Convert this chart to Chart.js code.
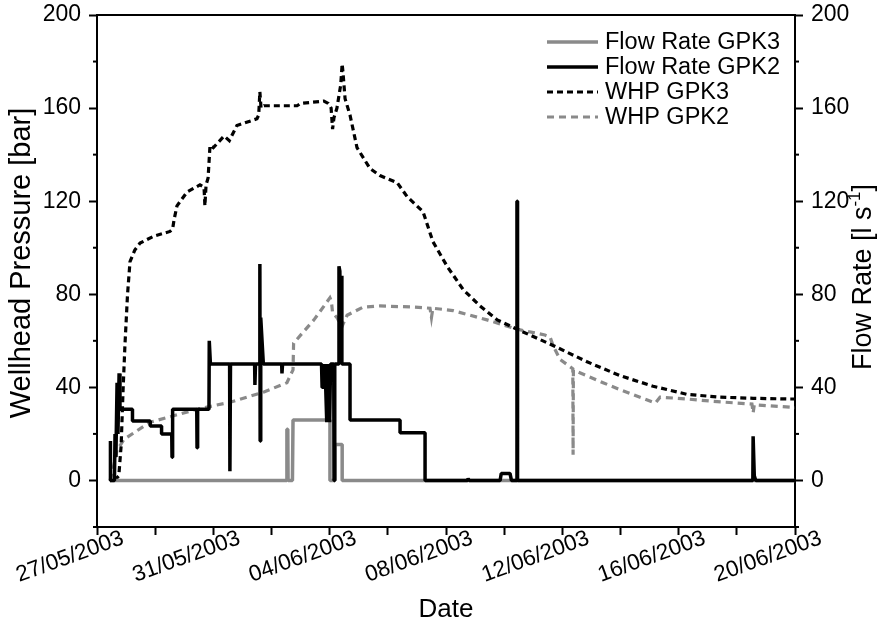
<!DOCTYPE html>
<html><head><meta charset="utf-8">
<script src="https://cdn.jsdelivr.net/npm/chart.js@4.4.1/dist/chart.umd.min.js"></script>
<style>html,body{margin:0;padding:0;background:#fff}#wrap{width:883px;height:630px;position:relative}</style>
</head><body><div id="wrap"><canvas id="c"></canvas></div>
<script>
// x in days since 27/05/2003 00:00
const xTickLabels = ['27/05/2003','31/05/2003','04/06/2003','08/06/2003','12/06/2003','16/06/2003','20/06/2003'];
const yTickValues = [0,40,80,120,160,200];
const legendLabels = ['Flow Rate GPK3','Flow Rate GPK2','WHP GPK3','WHP GPK2'];

const flowGPK3 = [[0.447,0],[6.53,0],[6.53,22],[6.56,22],[6.57,0],[6.72,0],[6.74,26],[8.01,26],[8.01,0],[8.18,0],[8.18,15.5],[8.43,15.5],[8.43,0],[24,0]];

const flowGPK2 = [[0.447,0],[0.447,17],[0.47,17],[0.47,0],[0.60,0],[0.62,20],[0.65,10],[0.69,42],[0.72,20],[0.76,46],[0.79,30.6],
 [1.22,30.6],[1.22,25.5],[1.83,25.5],[1.83,23.4],[2.22,23.4],[2.22,20],[2.57,20],[2.58,10],[2.60,30.6],
 [3.43,30.6],[3.44,14],[3.46,30.6],[3.85,30.6],[3.86,60],[3.88,60],[3.90,50],[4.56,50],[4.57,4],[4.59,50],
 [5.42,50],[5.43,41],[5.45,50],[5.59,50],[5.60,93],[5.61,17],[5.63,70],[5.72,50],[6.35,50],[6.36,46],[6.38,50],
 [7.72,50],[7.74,40],[7.77,50],[7.80,40],[7.84,50],[7.90,25],[7.93,50],[8.00,25],[8.03,50],[8.14,50],[8.15,0],[8.17,0],[8.18,50],
 [8.30,50],[8.32,92],[8.35,90],[8.38,60],[8.40,88],[8.42,50],[8.70,50],[8.70,26],[10.42,26],[10.42,20.5],[11.28,20.5],[11.28,0],
 [12.74,0],[12.76,0.8],[12.80,0],[13.86,0],[13.90,3],[14.20,3],[14.25,0],[14.44,0],[14.44,120],[14.46,120],[14.46,0],
 [22.55,0],[22.56,19],[22.58,19],[22.60,2],[22.65,0],[24,0]];

const whpGPK3 = [[0.60,0],[0.75,2],[0.83,15],[0.90,40],[0.96,58],[1.05,80],[1.135,94],[1.30,99],[1.48,102],[1.96,105],[2.51,107],
 [2.60,108],[2.65,112],[2.75,118],[3.10,124],[3.54,127],[3.68,126],[3.71,118],[3.75,127],[3.82,130],[3.886,144],[4.00,143],
 [4.37,148],[4.55,146],[4.81,152.5],[5.50,155.4],[5.56,157],[5.60,167],[5.64,160],[5.74,161],[6.88,161],[7.00,162],[7.80,163],
 [7.95,162],[8.05,160],[8.10,151],[8.15,156],[8.25,160],[8.38,170],[8.43,179],[8.46,175],[8.53,164],[8.70,157],[8.94,143],
 [9.39,134],[9.73,131],[10.32,128],[10.66,122],[11.21,115.5],[11.55,102.6],[12.04,92],[12.59,82],[13.17,75],[13.76,69],
 [14.44,65],[15.68,58],[16.85,51],[17.99,45],[19.12,40.5],[20.29,37],[21.42,35.8],[22.56,35.3],[23.83,35],[24,35]];

const whpGPK2 = [[0.45,0],[0.55,5],[0.69,13],[0.93,17.7],[1.82,25],[3.44,30.6],[4.57,33.6],[5.74,38],[6.53,42],[6.70,46.5],
 [6.74,47.5],[6.76,59],[7.46,69],[8.01,78.5],[8.06,77],[8.10,72],[8.25,70],[8.42,66],[8.60,71],[9.15,74.5],[9.73,75],
 [10.87,74.5],[11.45,74],[11.50,70],[11.55,74],[12.24,73],[13.41,69],[14.44,65],[15.40,62.5],[15.58,61.6],[15.68,58],
 [15.92,52],[16.36,48],[16.37,11],[16.38,47.5],[17.40,42],[17.99,39],[19.12,33.6],[19.20,33.3],[19.36,35.8],[20.29,35],
 [21.18,34],[22.52,32.8],[22.56,29],[22.60,32.5],[23.83,31.5],[24,31.3]];

const FONT = "'Liberation Sans', Arial, sans-serif";
const GREY = '#8a8a8a';
const toPts = a => a.map(p => ({x: p[0], y: p[1]}));

const extras = {
  id: 'extras',
  afterDraw(chart) {
    const {ctx, chartArea: a, scales} = chart;
    ctx.save();
    ctx.strokeStyle = '#000'; ctx.lineWidth = 2;
    ctx.beginPath(); ctx.moveTo(a.left - 1, a.top); ctx.lineTo(a.right + 1, a.top); ctx.stroke();
    ['y', 'y2'].forEach(id => {
      const s = scales[id];
      s.ticks.forEach(t => {
        if (t.value % 40 !== 0) {
          const py = s.getPixelForValue(t.value);
          ctx.beginPath();
          if (id === 'y') { ctx.moveTo(a.left, py); ctx.lineTo(a.left - 4, py); }
          else { ctx.moveTo(a.right, py); ctx.lineTo(a.right + 4, py); }
          ctx.stroke();
        }
      });
    });
    // right axis title, reading bottom to top, with superscript
    ctx.fillStyle = '#000';
    ctx.translate(861, 277);
    ctx.rotate(-Math.PI / 2);
    const mainF = '27px ' + FONT, supF = '17px ' + FONT;
    ctx.font = mainF; const p1 = 'Flow Rate [l s', p3 = ']';
    const w1 = ctx.measureText(p1).width, w3 = ctx.measureText(p3).width;
    ctx.font = supF; const p2 = '-1'; const w2 = ctx.measureText(p2).width;
    let sx = -(w1 + w2 + w3) / 2; const base = 9.5;
    ctx.textBaseline = 'alphabetic'; ctx.textAlign = 'left';
    ctx.font = mainF; ctx.fillText(p1, sx, base); sx += w1;
    ctx.font = supF; ctx.fillText(p2, sx, base - 11); sx += w2;
    ctx.font = mainF; ctx.fillText(p3, sx, base);
    ctx.setTransform(1, 0, 0, 1, 0, 0);
    // legend
    const rows = [42, 67, 92, 117];
    const order = [1, 0, 2, 3];
    ctx.font = '23.5px ' + FONT; ctx.textBaseline = 'middle';
    order.forEach((di, r) => {
      const ds = chart.data.datasets[di];
      ctx.strokeStyle = ds.borderColor; ctx.lineWidth = ds.borderWidth;
      ctx.setLineDash(ds.borderDash || []);
      ctx.beginPath(); ctx.moveTo(547, rows[r]); ctx.lineTo(598, rows[r]); ctx.stroke();
      ctx.setLineDash([]);
      ctx.fillStyle = '#000';
      ctx.fillText(legendLabels[r], 605, rows[r] + 1);
    });
    ctx.restore();
  }
};

const yAxisCommon = (pos, w) => ({
  type: 'linear', position: pos, min: -20, max: 200,
  afterFit(s) { s.width = w; s.paddingTop = 0; s.paddingBottom = 0; },
  ticks: {stepSize: 20, autoSkip: false, padding: 8, color: '#000', font: {family: FONT, size: 23},
    callback: v => yTickValues.includes(v) ? String(v) : ''},
  grid: {drawOnChartArea: false, drawTicks: true, tickLength: 8, tickWidth: 2,
    tickColor: c => (c.tick && c.tick.value % 40 === 0) ? '#000' : 'rgba(0,0,0,0)'},
  border: {display: true, color: '#000', width: 2}
});

const yLeft = yAxisCommon('left', 97);
yLeft.title = {display: true, text: '  Wellhead Pressure [bar]', color: '#000', font: {family: FONT, size: 29}, padding: {top: 5, bottom: 0}};
const yRight = yAxisCommon('right', 88);

new Chart(document.getElementById('c'), {
  type: 'line',
  data: {
    datasets: [
      {label: 'Flow Rate GPK2', data: toPts(flowGPK2), yAxisID: 'y2', borderColor: '#000', borderWidth: 3.5, pointRadius: 0, tension: 0, borderJoinStyle: 'bevel', fill: false},
      {label: 'Flow Rate GPK3', data: toPts(flowGPK3), yAxisID: 'y2', borderColor: GREY, borderWidth: 3.5, pointRadius: 0, tension: 0, borderJoinStyle: 'bevel', fill: false},
      {label: 'WHP GPK3', data: toPts(whpGPK3), yAxisID: 'y', borderColor: '#000', borderWidth: 3.2, borderDash: [6, 4], pointRadius: 0, tension: 0, fill: false},
      {label: 'WHP GPK2', data: toPts(whpGPK2), yAxisID: 'y', borderColor: GREY, borderWidth: 3.2, borderDash: [7, 5], pointRadius: 0, tension: 0, fill: false}
    ]
  },
  options: {
    responsive: true, maintainAspectRatio: false, animation: false, devicePixelRatio: 1,
    layout: {padding: {top: 15, left: 0, right: 0, bottom: 0}},
    plugins: {legend: {display: false}, tooltip: {enabled: false}},
    events: [],
    scales: {
      x: {
        type: 'linear', min: 0, max: 24,
        afterFit(s) { s.height = 103; s.paddingLeft = 0; s.paddingRight = 0; },
        ticks: {stepSize: 2, autoSkip: false, minRotation: 20, maxRotation: 20, labelOffset: 26, padding: -10,
          color: '#000', font: {family: FONT, size: 22.5},
          callback: v => (v % 4 === 0) ? xTickLabels[v / 4] : ''},
        grid: {drawOnChartArea: false, drawTicks: true, tickLength: 8, tickWidth: 2, tickColor: '#000'},
        border: {display: true, color: '#000', width: 2},
        title: {display: true, text: 'Date', color: '#000', font: {family: FONT, size: 26}, padding: {top: 0, bottom: 5}}
      },
      y: yLeft,
      y2: yRight
    }
  },
  plugins: [extras]
});
</script>
</body></html>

******************************

Exactly restate the lines from the beginning of the data through the line with "[22.55,0],[22.56,19],[22.58,19],[22.60,2],[22.65,0],[24,0]];", and no others, keeping pictures out.

Convert this chart to Chart.js code.
<!DOCTYPE html>
<html><head><meta charset="utf-8">
<script src="https://cdn.jsdelivr.net/npm/chart.js@4.4.1/dist/chart.umd.min.js"></script>
<style>html,body{margin:0;padding:0;background:#fff}#wrap{width:883px;height:630px;position:relative}</style>
</head><body><div id="wrap"><canvas id="c"></canvas></div>
<script>
// x in days since 27/05/2003 00:00
const xTickLabels = ['27/05/2003','31/05/2003','04/06/2003','08/06/2003','12/06/2003','16/06/2003','20/06/2003'];
const yTickValues = [0,40,80,120,160,200];
const legendLabels = ['Flow Rate GPK3','Flow Rate GPK2','WHP GPK3','WHP GPK2'];

const flowGPK3 = [[0.447,0],[6.53,0],[6.53,22],[6.56,22],[6.57,0],[6.72,0],[6.74,26],[8.01,26],[8.01,0],[8.18,0],[8.18,15.5],[8.43,15.5],[8.43,0],[24,0]];

const flowGPK2 = [[0.447,0],[0.447,17],[0.47,17],[0.47,0],[0.60,0],[0.62,20],[0.65,10],[0.69,42],[0.72,20],[0.76,46],[0.79,30.6],
 [1.22,30.6],[1.22,25.5],[1.83,25.5],[1.83,23.4],[2.22,23.4],[2.22,20],[2.57,20],[2.58,10],[2.60,30.6],
 [3.43,30.6],[3.44,14],[3.46,30.6],[3.85,30.6],[3.86,60],[3.88,60],[3.90,50],[4.56,50],[4.57,4],[4.59,50],
 [5.42,50],[5.43,41],[5.45,50],[5.59,50],[5.60,93],[5.61,17],[5.63,70],[5.72,50],[6.35,50],[6.36,46],[6.38,50],
 [7.72,50],[7.74,40],[7.77,50],[7.80,40],[7.84,50],[7.90,25],[7.93,50],[8.00,25],[8.03,50],[8.14,50],[8.15,0],[8.17,0],[8.18,50],
 [8.30,50],[8.32,92],[8.35,90],[8.38,60],[8.40,88],[8.42,50],[8.70,50],[8.70,26],[10.42,26],[10.42,20.5],[11.28,20.5],[11.28,0],
 [12.74,0],[12.76,0.8],[12.80,0],[13.86,0],[13.90,3],[14.20,3],[14.25,0],[14.44,0],[14.44,120],[14.46,120],[14.46,0],
 [22.55,0],[22.56,19],[22.58,19],[22.60,2],[22.65,0],[24,0]];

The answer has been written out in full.